**INSTRUCTIONS FOR THE TASK**: Which lines fall between the line holding "Write the D3.js code for this chart." and the line holding "811, bottom: 401.5", inclusive? Retype them exactly, without the pictures, and add nothing else.

┌──

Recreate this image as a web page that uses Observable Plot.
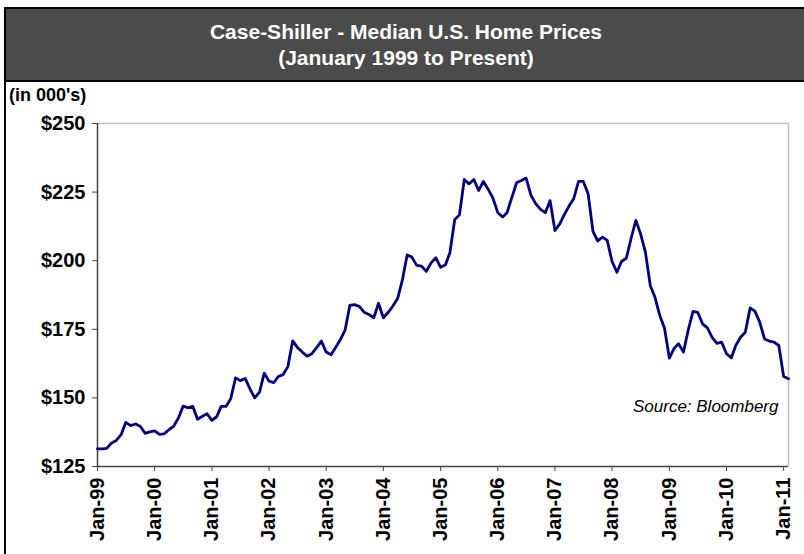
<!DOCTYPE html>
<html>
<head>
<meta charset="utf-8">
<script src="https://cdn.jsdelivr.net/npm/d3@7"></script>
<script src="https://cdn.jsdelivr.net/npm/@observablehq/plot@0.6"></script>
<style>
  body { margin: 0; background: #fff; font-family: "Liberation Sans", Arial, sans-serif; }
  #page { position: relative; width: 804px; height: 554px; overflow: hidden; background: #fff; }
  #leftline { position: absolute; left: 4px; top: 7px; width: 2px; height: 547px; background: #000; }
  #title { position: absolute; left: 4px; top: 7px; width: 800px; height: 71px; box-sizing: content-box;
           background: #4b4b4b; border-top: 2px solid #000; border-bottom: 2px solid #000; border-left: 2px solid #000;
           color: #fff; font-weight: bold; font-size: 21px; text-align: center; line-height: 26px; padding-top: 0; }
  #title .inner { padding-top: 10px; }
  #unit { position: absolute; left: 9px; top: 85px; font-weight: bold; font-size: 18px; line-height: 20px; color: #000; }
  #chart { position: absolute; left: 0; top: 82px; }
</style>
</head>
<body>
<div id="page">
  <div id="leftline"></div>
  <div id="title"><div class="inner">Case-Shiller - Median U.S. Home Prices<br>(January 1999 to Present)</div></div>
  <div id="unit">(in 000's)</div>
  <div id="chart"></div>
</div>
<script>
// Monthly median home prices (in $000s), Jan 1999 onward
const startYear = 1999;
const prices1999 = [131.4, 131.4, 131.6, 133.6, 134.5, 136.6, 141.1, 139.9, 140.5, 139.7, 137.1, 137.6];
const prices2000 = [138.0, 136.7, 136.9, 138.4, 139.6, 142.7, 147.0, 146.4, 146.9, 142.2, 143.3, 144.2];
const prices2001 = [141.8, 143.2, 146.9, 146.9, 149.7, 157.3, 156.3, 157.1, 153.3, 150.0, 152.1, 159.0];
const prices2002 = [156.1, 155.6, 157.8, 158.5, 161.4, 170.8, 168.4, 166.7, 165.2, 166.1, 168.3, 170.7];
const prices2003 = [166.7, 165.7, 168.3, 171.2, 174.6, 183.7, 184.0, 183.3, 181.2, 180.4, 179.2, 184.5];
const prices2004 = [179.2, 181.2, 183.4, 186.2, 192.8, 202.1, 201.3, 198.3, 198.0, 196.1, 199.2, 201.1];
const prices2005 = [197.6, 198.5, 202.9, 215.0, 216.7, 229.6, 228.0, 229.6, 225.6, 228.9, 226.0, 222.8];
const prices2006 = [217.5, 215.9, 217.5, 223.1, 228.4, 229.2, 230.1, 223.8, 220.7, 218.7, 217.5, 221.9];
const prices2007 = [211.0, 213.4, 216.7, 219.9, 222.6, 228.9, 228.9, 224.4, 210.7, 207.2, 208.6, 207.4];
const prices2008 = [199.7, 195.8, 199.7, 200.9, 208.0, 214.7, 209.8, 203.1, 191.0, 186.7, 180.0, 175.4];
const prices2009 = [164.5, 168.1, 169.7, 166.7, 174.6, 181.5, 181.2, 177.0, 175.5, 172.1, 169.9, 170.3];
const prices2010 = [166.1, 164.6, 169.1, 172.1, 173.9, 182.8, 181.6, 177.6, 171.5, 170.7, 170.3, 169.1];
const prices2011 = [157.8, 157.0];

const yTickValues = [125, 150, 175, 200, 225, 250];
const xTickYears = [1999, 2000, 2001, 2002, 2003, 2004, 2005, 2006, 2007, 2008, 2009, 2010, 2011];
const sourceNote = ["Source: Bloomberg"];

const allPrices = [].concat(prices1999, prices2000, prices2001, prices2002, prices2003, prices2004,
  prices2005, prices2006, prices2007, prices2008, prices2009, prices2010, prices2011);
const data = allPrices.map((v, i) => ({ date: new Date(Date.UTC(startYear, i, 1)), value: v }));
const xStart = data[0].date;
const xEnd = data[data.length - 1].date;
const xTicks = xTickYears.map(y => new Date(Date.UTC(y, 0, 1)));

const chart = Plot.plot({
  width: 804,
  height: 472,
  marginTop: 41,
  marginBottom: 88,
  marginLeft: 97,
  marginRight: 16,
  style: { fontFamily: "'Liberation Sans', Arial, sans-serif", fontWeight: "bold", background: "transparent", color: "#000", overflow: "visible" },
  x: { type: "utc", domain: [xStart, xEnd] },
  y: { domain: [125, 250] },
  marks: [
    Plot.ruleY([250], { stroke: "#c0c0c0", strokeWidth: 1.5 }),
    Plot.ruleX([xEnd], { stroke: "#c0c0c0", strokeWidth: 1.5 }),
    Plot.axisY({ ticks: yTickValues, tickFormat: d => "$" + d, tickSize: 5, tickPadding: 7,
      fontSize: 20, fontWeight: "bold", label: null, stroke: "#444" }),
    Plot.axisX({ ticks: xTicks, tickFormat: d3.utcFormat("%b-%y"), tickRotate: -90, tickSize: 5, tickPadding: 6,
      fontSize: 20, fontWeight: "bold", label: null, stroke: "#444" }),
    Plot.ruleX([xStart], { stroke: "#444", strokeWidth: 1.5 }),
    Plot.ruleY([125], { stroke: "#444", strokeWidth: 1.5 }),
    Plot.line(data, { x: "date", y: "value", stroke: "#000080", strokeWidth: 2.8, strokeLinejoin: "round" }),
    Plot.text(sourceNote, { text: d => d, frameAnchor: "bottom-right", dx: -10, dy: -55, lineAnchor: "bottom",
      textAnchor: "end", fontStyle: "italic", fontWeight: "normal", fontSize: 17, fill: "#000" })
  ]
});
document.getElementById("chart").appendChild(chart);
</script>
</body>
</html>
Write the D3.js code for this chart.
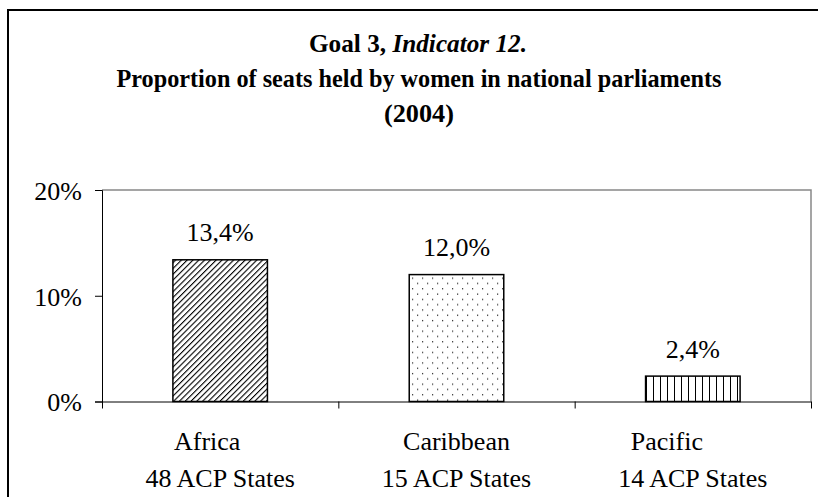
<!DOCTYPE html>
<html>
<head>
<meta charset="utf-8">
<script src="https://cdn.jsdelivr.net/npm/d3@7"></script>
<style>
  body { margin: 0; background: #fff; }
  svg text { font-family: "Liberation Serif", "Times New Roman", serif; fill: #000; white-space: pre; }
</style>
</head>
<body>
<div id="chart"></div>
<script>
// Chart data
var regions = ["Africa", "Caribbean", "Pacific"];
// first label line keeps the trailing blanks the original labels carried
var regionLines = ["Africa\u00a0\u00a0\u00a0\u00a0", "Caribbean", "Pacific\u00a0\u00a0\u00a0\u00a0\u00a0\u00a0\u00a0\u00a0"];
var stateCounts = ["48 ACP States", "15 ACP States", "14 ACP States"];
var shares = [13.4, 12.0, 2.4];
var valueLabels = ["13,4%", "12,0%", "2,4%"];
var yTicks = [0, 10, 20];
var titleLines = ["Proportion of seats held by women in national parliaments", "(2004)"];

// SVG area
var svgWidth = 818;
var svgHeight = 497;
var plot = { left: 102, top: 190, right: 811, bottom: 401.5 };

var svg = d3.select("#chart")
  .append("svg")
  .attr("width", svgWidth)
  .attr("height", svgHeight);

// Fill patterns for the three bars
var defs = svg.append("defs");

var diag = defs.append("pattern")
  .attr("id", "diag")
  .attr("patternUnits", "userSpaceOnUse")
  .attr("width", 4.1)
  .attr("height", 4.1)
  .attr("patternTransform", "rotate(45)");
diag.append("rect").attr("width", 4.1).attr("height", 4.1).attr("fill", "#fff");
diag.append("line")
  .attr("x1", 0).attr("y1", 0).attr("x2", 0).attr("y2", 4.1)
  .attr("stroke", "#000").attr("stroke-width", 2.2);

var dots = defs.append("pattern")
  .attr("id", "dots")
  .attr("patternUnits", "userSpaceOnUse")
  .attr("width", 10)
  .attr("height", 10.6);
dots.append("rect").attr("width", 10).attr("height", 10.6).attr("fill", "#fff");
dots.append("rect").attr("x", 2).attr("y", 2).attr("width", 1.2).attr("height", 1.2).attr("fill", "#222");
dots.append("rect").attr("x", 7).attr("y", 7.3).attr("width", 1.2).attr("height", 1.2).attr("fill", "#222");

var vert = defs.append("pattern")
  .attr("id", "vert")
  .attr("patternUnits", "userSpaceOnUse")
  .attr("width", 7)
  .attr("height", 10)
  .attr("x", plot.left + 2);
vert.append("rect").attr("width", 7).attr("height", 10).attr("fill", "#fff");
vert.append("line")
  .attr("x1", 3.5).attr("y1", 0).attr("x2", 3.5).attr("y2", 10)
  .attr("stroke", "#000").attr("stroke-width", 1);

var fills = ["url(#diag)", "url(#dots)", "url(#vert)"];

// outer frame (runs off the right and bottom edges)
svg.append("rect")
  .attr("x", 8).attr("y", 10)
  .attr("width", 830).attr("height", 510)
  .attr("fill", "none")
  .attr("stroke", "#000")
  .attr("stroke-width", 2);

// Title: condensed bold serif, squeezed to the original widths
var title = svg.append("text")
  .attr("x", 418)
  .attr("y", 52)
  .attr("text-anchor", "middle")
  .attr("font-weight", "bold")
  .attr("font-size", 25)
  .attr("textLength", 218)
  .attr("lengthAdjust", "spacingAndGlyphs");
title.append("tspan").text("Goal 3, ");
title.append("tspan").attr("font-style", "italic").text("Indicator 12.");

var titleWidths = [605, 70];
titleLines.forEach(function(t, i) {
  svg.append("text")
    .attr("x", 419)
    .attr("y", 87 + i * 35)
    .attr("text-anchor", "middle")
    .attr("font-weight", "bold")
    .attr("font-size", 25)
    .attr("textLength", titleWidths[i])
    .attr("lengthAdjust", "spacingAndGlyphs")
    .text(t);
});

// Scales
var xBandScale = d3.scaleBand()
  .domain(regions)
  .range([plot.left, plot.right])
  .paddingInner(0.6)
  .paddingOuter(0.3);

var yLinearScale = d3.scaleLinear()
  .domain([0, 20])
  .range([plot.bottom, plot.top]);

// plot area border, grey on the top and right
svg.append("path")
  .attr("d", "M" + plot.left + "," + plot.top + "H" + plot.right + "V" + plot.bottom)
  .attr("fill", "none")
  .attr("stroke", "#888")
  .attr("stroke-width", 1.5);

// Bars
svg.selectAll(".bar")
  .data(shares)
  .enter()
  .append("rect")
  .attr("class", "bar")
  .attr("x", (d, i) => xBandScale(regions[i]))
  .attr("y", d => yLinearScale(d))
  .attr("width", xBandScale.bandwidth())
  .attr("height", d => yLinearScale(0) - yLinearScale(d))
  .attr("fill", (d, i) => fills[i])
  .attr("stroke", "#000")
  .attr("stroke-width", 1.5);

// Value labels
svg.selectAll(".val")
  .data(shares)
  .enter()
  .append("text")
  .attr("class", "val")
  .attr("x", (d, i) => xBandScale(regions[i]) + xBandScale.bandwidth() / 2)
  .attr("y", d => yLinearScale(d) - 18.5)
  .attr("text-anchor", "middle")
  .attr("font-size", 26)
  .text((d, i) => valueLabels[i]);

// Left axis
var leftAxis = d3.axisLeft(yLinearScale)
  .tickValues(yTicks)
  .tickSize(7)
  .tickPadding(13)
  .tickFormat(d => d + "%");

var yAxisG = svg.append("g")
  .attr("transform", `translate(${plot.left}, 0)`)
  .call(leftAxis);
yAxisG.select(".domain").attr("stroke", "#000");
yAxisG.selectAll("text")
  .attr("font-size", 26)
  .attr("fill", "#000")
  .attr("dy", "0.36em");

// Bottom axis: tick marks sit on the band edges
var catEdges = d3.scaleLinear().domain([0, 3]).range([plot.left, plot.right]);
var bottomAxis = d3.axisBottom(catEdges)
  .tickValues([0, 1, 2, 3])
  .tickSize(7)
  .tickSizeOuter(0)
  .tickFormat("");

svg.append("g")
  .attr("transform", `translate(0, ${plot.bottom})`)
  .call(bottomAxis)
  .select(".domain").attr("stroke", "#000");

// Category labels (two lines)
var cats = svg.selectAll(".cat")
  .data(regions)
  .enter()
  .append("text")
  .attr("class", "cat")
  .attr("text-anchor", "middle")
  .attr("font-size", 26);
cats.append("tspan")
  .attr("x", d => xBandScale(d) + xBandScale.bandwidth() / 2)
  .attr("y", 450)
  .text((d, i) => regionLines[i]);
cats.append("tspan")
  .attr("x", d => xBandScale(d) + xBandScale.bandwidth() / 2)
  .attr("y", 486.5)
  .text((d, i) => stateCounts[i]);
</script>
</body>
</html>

└──

**ANSWER TO THIS EXERCISE**:
Write the D3.js code for this chart.
<!DOCTYPE html>
<html>
<head>
<meta charset="utf-8">
<script src="https://cdn.jsdelivr.net/npm/d3@7"></script>
<style>
  body { margin: 0; background: #fff; }
  svg text { font-family: "Liberation Serif", "Times New Roman", serif; fill: #000; white-space: pre; }
</style>
</head>
<body>
<div id="chart"></div>
<script>
// Chart data
var regions = ["Africa", "Caribbean", "Pacific"];
// first label line keeps the trailing blanks the original labels carried
var regionLines = ["Africa\u00a0\u00a0\u00a0\u00a0", "Caribbean", "Pacific\u00a0\u00a0\u00a0\u00a0\u00a0\u00a0\u00a0\u00a0"];
var stateCounts = ["48 ACP States", "15 ACP States", "14 ACP States"];
var shares = [13.4, 12.0, 2.4];
var valueLabels = ["13,4%", "12,0%", "2,4%"];
var yTicks = [0, 10, 20];
var titleLines = ["Proportion of seats held by women in national parliaments", "(2004)"];

// SVG area
var svgWidth = 818;
var svgHeight = 497;
var plot = { left: 102, top: 190, right: 811, bottom: 401.5 };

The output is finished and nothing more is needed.